Though now downgraded from its hurricane status by the National Hurricane Center, Tropical Depression Harvey has done incredible damage in Texas, carrying with it record-breaking rainfall and devastating floods that took lives and left businesses and homes under feet of water.
“This is, in my career, the most catastrophic event I have seen,” said Brad Kieserman, who is coordinating disaster relief efforts in Texas for the Red Cross, according to the Washington Post. “The hurricane came in. It brought all of these winds and storm surge and rain and now we’re going to deal with 50 inches of flooding, basically turning the entire southeast portion of the state into an inland lake.”
As of Wednesday, 38 deaths related to the storm have been recorded. More than 32,000 Texans are seeking shelter in relief zones, and another 210,000 evacuees have registered with the Federal Emergency Management Agency. Celebrities and brands have taken to their social media accounts to plead for disaster relief donations. The latest to heed the call is Austin, Texas-based cooler company YETI.
“As a Texas company, the gulf coast community and environment is near and dear to our hearts," says YETI CEO Matt Reintjes. "There are so many people in need and we have the chance to rally the YETI family in support of them. Our thoughts go out to all those along the gulf coast and in Houston.”
On Friday, September 1, YETI will donate 100 percent of flagship store and online retail sales to Harvey relief efforts. Proceeds from Friday will be split between the American Red Cross and the Operation BBQ Relief. Both organizations are dedicated to providing necessities to victims of the storm and supply food, clothing, and shelter to those in need. However, given the criticism of Red Cross’ past relief efforts, many people looking to help out are hesitant to send funds to the organization. For that reason, YETI included grassroots non-profit Operation BBQ Relief, which launched in 2011 as a way to help feed families displaced by the tornado in Joplin, Missouri. Since then, Operation BBQ Relief has responded to 30 disasters in 18 different states and served over 703,000 meals.

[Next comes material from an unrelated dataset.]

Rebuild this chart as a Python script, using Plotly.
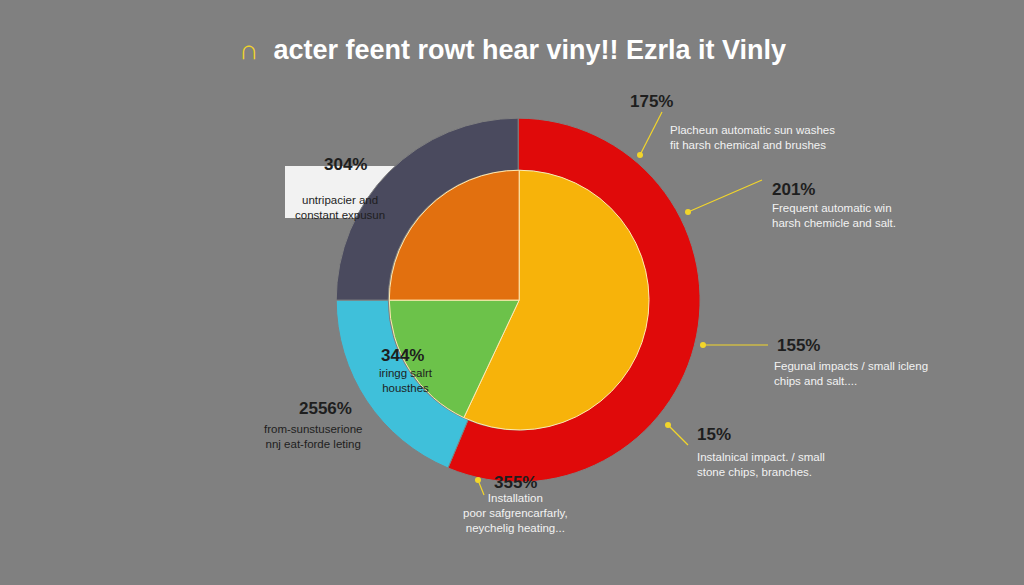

“As a small nonprofit, we are able to act quickly after disasters strike, often cooking within hours of the tragedy,” founder Stan Hays says on the BBQ Beat site. “We are a stop gap. Once the churches, civic groups, and large-box nonprofits get their feet under them to start feeding the communities, we are generally... ready to say goodbye. This means we may be in a community for 48 hours or 12 days, depending on the size of the disaster.”
If there was ever a time to talk yourself into buying a cooler priced well into the hundreds, it’s now. Just one cooler or accessory purchase will provide hundreds of hot meals or blankets to those who need it most.